L’Espagne ouvrira donc le Festival. Vicente Saez vient du Sud, là où la lumière est belle et la tradition sacrée. Une Vierge de l’Assomption ! Mère, protectrice, nourricière … comme le sont les déesses de la mythologie, sous toutes les latitudes.
Le Portugal conclura. A l’inverse de l’Espagne, Paulo Ribeiro joue les iconoclastes et règle ses comptes avec les traditions rigides. Il nous met à l’épreuve de la grâce amoureuse, sans se prendre au sérieux.
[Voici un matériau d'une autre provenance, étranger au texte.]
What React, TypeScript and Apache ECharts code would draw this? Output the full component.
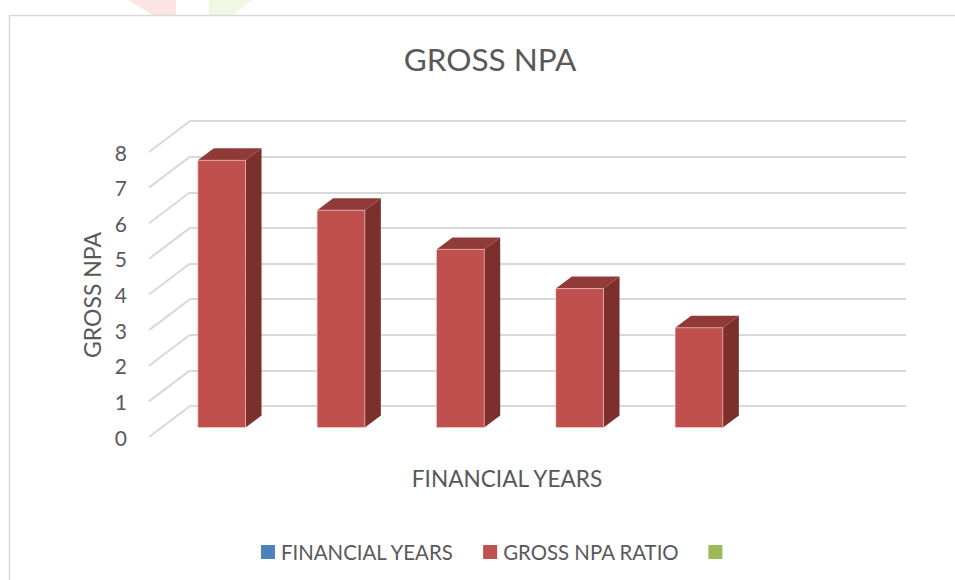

Entre les deux, des compagnies françaises qui ont su garder l’espoir des moments d’échange, saisissant au passage les plus fines inventions chorégraphiques sans mot, sans bruit, telle Olivia Grandville qui apprit de Bagouet que les corps pouvaient parler jusqu’au bout des doigts. Fabrice Ramalingom et Hélène Cathala furent de l’aventure. Ils en ont gardé des images éphémères , poétiques et tendres. Ils sont aujourd’hui trois chorégraphes invités du Festival Plurielles. Ce qualificatif est plus que jamais un rendez-vous.
Pour la première fois, les danseurs contemporains auront l’occasion de rencontrer la danse hip-hop. La danse de la rue… sur un plateau de Théâtre. Oh certainement pas pour verser dans la mode, mais pour relier les uns aux autres. Pour qu’ils se disent ce qu’ils ont à se dire. Une rencontre avec une journaliste de la danse introduira ce dialogue.
Entre temps, on s’intéressera bien sûr à d’autres jeunes compagnies. Christiane Blaise et sa belle histoire de grand-mère. Dominique Rebaud sur les traces d’un roi Ubu plus que jamais dérisoire. Enfin, la jolie Pascale Houbin à qui nous offrons deux jours du Festival en deux lieux différents : au Théâtre et à La Commanderie. Emouvante tentative de cette danseuse qui porte la langue des signes jusqu’au mouvement de la danse ; le langage des sourds en un lieu qui fut jadis le havre de marcheurs silencieux sur les chemins de Saint-Jacques.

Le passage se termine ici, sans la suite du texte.